WRITTEN TASK
Copy exactly, and only, the lines below from the first through the one containing "38, 39, 40]", both included; pictures are omitted.

DATASET CONTENT
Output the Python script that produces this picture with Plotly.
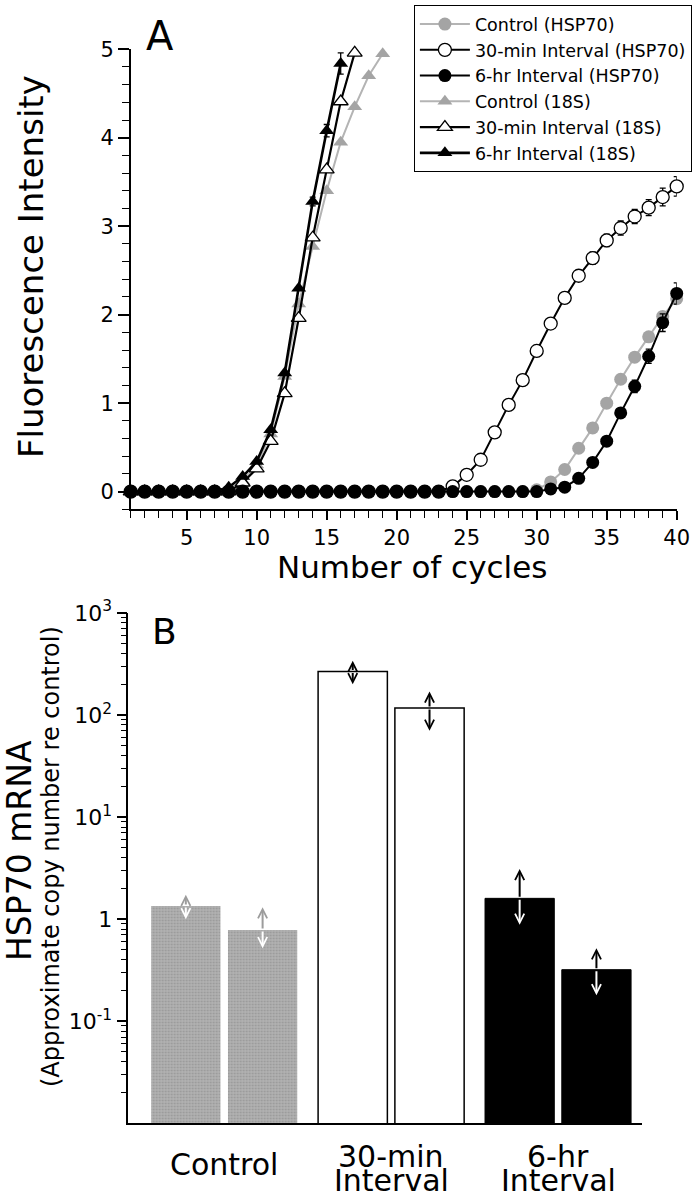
import math
import plotly.graph_objects as go

# ---------------- Panel A data (fluorescence vs cycle) ----------------
cycles = [1, 2, 3, 4, 5, 6, 7, 8, 9, 10, 11, 12, 13, 14, 15, 16, 17, 18, 19, 20,
          21, 22, 23, 24, 25, 26, 27, 28, 29, 30, 31, 32, 33, 34, 35, 36, 37, 38, 39, 40]

ctrl_hsp70 = [0.00, 0.00, 0.00, 0.00, 0.00, 0.00, 0.00, 0.00, 0.00, 0.00,
              0.00, 0.00, 0.00, 0.00, 0.00, 0.00, 0.00, 0.00, 0.00, 0.00,
              0.00, 0.00, 0.00, 0.00, 0.00, 0.00, 0.00, 0.00, 0.00, 0.02,
              0.11, 0.25, 0.49, 0.72, 1.00, 1.27, 1.52, 1.75, 1.98, 2.18]
min30_hsp70 = [0.00, 0.00, 0.00, 0.00, 0.00, 0.00, 0.00, 0.00, 0.00, 0.00,
               0.00, 0.00, 0.00, 0.00, 0.00, 0.00, 0.00, 0.00, 0.00, 0.00,
               0.00, 0.00, 0.00, 0.06, 0.19, 0.36, 0.67, 0.98, 1.26, 1.59,
               1.90, 2.19, 2.44, 2.64, 2.84, 2.98, 3.11, 3.21, 3.33, 3.45]
min30_hsp70_err = [0, 0, 0, 0, 0, 0, 0, 0, 0, 0,
                   0, 0, 0, 0, 0, 0, 0, 0, 0, 0,
                   0, 0, 0, 0, 0, 0, 0, 0, 0, 0.03,
                   0.04, 0.05, 0.06, 0.07, 0.07, 0.08, 0.08, 0.09, 0.10, 0.11]
hr6_hsp70 = [0.00, 0.00, 0.00, 0.00, 0.00, 0.00, 0.00, 0.00, 0.00, 0.00,
             0.00, 0.00, 0.00, 0.00, 0.00, 0.00, 0.00, 0.00, 0.00, 0.00,
             0.00, 0.00, 0.00, 0.00, 0.00, 0.00, 0.00, 0.00, 0.00, 0.00,
             0.03, 0.05, 0.15, 0.33, 0.57, 0.89, 1.19, 1.53, 1.91, 2.24]
hr6_hsp70_err = [0, 0, 0, 0, 0, 0, 0, 0, 0, 0,
                 0, 0, 0, 0, 0, 0, 0, 0, 0, 0,
                 0, 0, 0, 0, 0, 0, 0, 0, 0, 0,
                 0, 0, 0, 0, 0.03, 0.05, 0.07, 0.08, 0.10, 0.12]

ctrl_18s = [0.00, 0.00, 0.00, 0.00, 0.00, 0.00, 0.00, 0.03, 0.12, 0.30,
            0.65, 1.30, 2.12, 2.77, 3.40, 3.95, 4.35, 4.70, 4.95]
min30_18s = [0.00, 0.00, 0.00, 0.00, 0.00, 0.00, 0.00, 0.00, 0.10, 0.26,
             0.57, 1.11, 1.96, 2.87, 3.64, 4.41, 4.96]
hr6_18s = [0.00, 0.00, 0.00, 0.00, 0.00, 0.00, 0.00, 0.05, 0.17, 0.34,
           0.70, 1.34, 2.30, 3.28, 4.08, 4.84]
hr6_18s_err = [0, 0, 0, 0, 0, 0, 0, 0, 0, 0,
               0, 0, 0, 0.05, 0.07, 0.12]

a_xticks = [5, 10, 15, 20, 25, 30, 35, 40]
a_yticks = [0, 1, 2, 3, 4, 5]

# ---------------- Panel B data (HSP70 mRNA, log scale) ----------------
groups = ["Control", "30-min Interval", "6-hr Interval"]
group_line1 = ["Control", "30-min", "6-hr"]
group_line2 = ["", "Interval", "Interval"]
bar_values = [[1.35, 0.785], [267, 117], [1.6, 0.32]]
bar_upper = [[1.74, 1.31], [340, 170], [3.1, 0.52]]
bar_lower = [[1.0, 0.52], [200, 70], [0.88, 0.18]]
b_tickvals = [0.1, 1, 10, 100, 1000]
b_ticktext = ["10<sup>-1</sup>", "1", "10<sup>1</sup>", "10<sup>2</sup>", "10<sup>3</sup>"]
b_minor = [m * 10 ** e for e in range(-2, 3) for m in range(2, 10)]

FONT = "DejaVu Sans"
W, H = 698, 1200
GRAY = "#a4a4a4"

def px_x(p):
    return p / W

def px_y(p):
    return 1 - p / H

fig = go.Figure()

common_err = dict(type="data", thickness=1.3, width=3)

# 18S series first
fig.add_trace(go.Scatter(
    x=cycles[:len(ctrl_18s)], y=ctrl_18s, name="Control (18S)", legendrank=4,
    mode="lines+markers", cliponaxis=False,
    line=dict(color="#b4b4b4", width=2),
    marker=dict(symbol="triangle-up", size=13, color=GRAY, line=dict(width=0)),
    xaxis="x", yaxis="y"))
fig.add_trace(go.Scatter(
    x=cycles[:len(min30_18s)], y=min30_18s, name="30-min Interval (18S)", legendrank=5,
    mode="lines+markers", cliponaxis=False,
    line=dict(color="black", width=2.2),
    marker=dict(symbol="triangle-up", size=13, color="white", line=dict(color="black", width=1.3)),
    xaxis="x", yaxis="y"))
fig.add_trace(go.Scatter(
    x=cycles[:len(hr6_18s)], y=hr6_18s, name="6-hr Interval (18S)", legendrank=6,
    mode="lines+markers", cliponaxis=False,
    line=dict(color="black", width=2.6),
    marker=dict(symbol="triangle-up", size=13, color="black", line=dict(width=0)),
    error_y=dict(array=hr6_18s_err, color="black", **common_err),
    xaxis="x", yaxis="y"))
# HSP70 series
fig.add_trace(go.Scatter(
    x=cycles, y=ctrl_hsp70, name="Control (HSP70)", legendrank=1,
    mode="lines+markers", cliponaxis=False,
    line=dict(color="#b4b4b4", width=2),
    marker=dict(symbol="circle", size=13, color=GRAY, line=dict(width=0)),
    xaxis="x", yaxis="y"))
fig.add_trace(go.Scatter(
    x=cycles, y=min30_hsp70, name="30-min Interval (HSP70)", legendrank=2,
    mode="lines+markers", cliponaxis=False,
    line=dict(color="black", width=2),
    marker=dict(symbol="circle", size=13, color="white", line=dict(color="black", width=1.3)),
    error_y=dict(array=min30_hsp70_err, color="black", **common_err),
    xaxis="x", yaxis="y"))
fig.add_trace(go.Scatter(
    x=cycles, y=hr6_hsp70, name="6-hr Interval (HSP70)", legendrank=3,
    mode="lines+markers", cliponaxis=False,
    line=dict(color="black", width=2),
    marker=dict(symbol="circle", size=13, color="black", line=dict(width=0)),
    error_y=dict(array=hr6_hsp70_err, color="black", **common_err),
    xaxis="x", yaxis="y"))

# ---------------- Panel B bars ----------------
OFF = 0.23
BW = 0.415
bar_styles = [
    dict(color=GRAY, line=dict(width=0),
         pattern=dict(shape=".", bgcolor="#b2b2b2", fgcolor="#7c7c7c", size=3, solidity=0.3)),
    dict(color="white", line=dict(color="black", width=1.5)),
    dict(color="black", line=dict(color="black", width=1)),
]
arrow_out = ["#9c9c9c", "black", "black"]
arrow_in = ["white", "black", "white"]

annotations = []
for gi, g in enumerate(groups):
    xs = [gi - OFF, gi + OFF]
    fig.add_trace(go.Bar(
        x=xs, y=bar_values[gi], width=BW, name=g, showlegend=False,
        marker=bar_styles[gi], xaxis="x2", yaxis="y2"))
    for k in range(2):
        v = bar_values[gi][k]
        for end, col in ((bar_upper[gi][k], arrow_out[gi]), (bar_lower[gi][k], arrow_in[gi])):
            annotations.append(dict(
                x=xs[k], y=math.log10(end), ax=xs[k], ay=math.log10(v),
                xref="x2", yref="y2", axref="x2", ayref="y2",
                text="", showarrow=True, arrowhead=5, arrowsize=0.9,
                arrowwidth=2, arrowcolor=col))
    annotations.append(dict(
        x=gi, y=px_y(1164 if group_line2[gi] == "" else 1156), xref="x2", yref="paper",
        text=group_line1[gi], showarrow=False, xanchor="center", yanchor="middle",
        font=dict(family=FONT, size=30, color="black")))
    if group_line2[gi]:
        annotations.append(dict(
            x=gi, y=px_y(1180), xref="x2", yref="paper",
            text=group_line2[gi], showarrow=False, xanchor="center", yanchor="middle",
            font=dict(family=FONT, size=30, color="black")))

# titles and panel letters
annotations += [
    dict(x=px_x(144), y=px_y(36), xref="paper", yref="paper", text="A", showarrow=False,
         xanchor="left", yanchor="middle", font=dict(family=FONT, size=40, color="black")),
    dict(x=px_x(150), y=px_y(631), xref="paper", yref="paper", text="B", showarrow=False,
         xanchor="left", yanchor="middle", font=dict(family=FONT, size=36, color="black")),
    dict(x=px_x(412), y=px_y(567), xref="paper", yref="paper", text="Number of cycles",
         showarrow=False, xanchor="center", yanchor="middle",
         font=dict(family=FONT, size=31, color="black")),
    dict(x=px_x(31), y=px_y(267), xref="paper", yref="paper", text="Fluorescence Intensity",
         showarrow=False, textangle=-90, xanchor="center", yanchor="middle",
         font=dict(family=FONT, size=34, color="black")),
    dict(x=px_x(20), y=px_y(851), xref="paper", yref="paper", text="HSP70 mRNA",
         showarrow=False, textangle=-90, xanchor="center", yanchor="middle",
         font=dict(family=FONT, size=33, color="black")),
    dict(x=px_x(51), y=px_y(857), xref="paper", yref="paper",
         text="(Approximate copy number re control)",
         showarrow=False, textangle=-90, xanchor="center", yanchor="middle",
         font=dict(family=FONT, size=24, color="black")),
]

axis_common = dict(showgrid=False, zeroline=False, showline=True, linecolor="black",
                   linewidth=1.5, tickcolor="black", tickwidth=1.5, automargin=False,
                   tickfont=dict(family=FONT, size=21, color="black"))

fig.update_layout(
    width=W, height=H,
    margin=dict(l=0, r=0, t=0, b=0, autoexpand=False),
    paper_bgcolor="white", plot_bgcolor="white",
    font=dict(family=FONT, color="black"),
    barmode="overlay",
    xaxis=dict(domain=[px_x(130.7), px_x(676.7)], range=[1, 40], anchor="y",
               tickvals=a_xticks, ticks="outside", ticklen=9,
               minor=dict(dtick=1, tick0=0, ticks="outside", ticklen=7, tickwidth=1.2,
                          tickcolor="black"),
               **axis_common),
    yaxis=dict(domain=[px_y(509.3), px_y(49.3)], range=[-0.2, 5], anchor="x",
               tickvals=a_yticks, ticks="outside", ticklen=11,
               minor=dict(dtick=0.2, tick0=0, ticks="outside", ticklen=7, tickwidth=1.2,
                          tickcolor="black"),
               **axis_common),
    xaxis2=dict(domain=[px_x(128.3), px_x(642)], range=[-0.5746, 2.503], anchor="y2",
                showticklabels=False, ticks="", showgrid=False, zeroline=False,
                showline=True, linecolor="black", linewidth=1.5, automargin=False),
    yaxis2=dict(type="log", domain=[px_y(1123.3), px_y(613)], range=[-2, 3], anchor="x2",
                tickmode="array", tickvals=b_tickvals, ticktext=b_ticktext,
                ticks="outside", ticklen=10, automargin=False,
                minor=dict(tickmode="array", tickvals=b_minor, ticks="outside", ticklen=6,
                           tickwidth=1.2, tickcolor="black"),
                showgrid=False, zeroline=False, showline=True, linecolor="black",
                linewidth=1.5, tickcolor="black", tickwidth=1.5,
                tickfont=dict(family=FONT, size=22, color="black")),
    legend=dict(x=px_x(691.7), y=px_y(5), xanchor="right", yanchor="top",
                bgcolor="white", bordercolor="black", borderwidth=1.2,
                font=dict(family=FONT, size=17.5, color="black"),
                tracegroupgap=0, itemwidth=50),
    annotations=annotations,
    showlegend=True,
)

fig.write_html("out.html", config={"displayModeBar": False},
               post_script="document.body.style.margin='0px';")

REPLY TO THE EXERCISE
Output the Python script that produces this picture with Plotly.
import math
import plotly.graph_objects as go

# ---------------- Panel A data (fluorescence vs cycle) ----------------
cycles = [1, 2, 3, 4, 5, 6, 7, 8, 9, 10, 11, 12, 13, 14, 15, 16, 17, 18, 19, 20,
          21, 22, 23, 24, 25, 26, 27, 28, 29, 30, 31, 32, 33, 34, 35, 36, 37, 38, 39, 40]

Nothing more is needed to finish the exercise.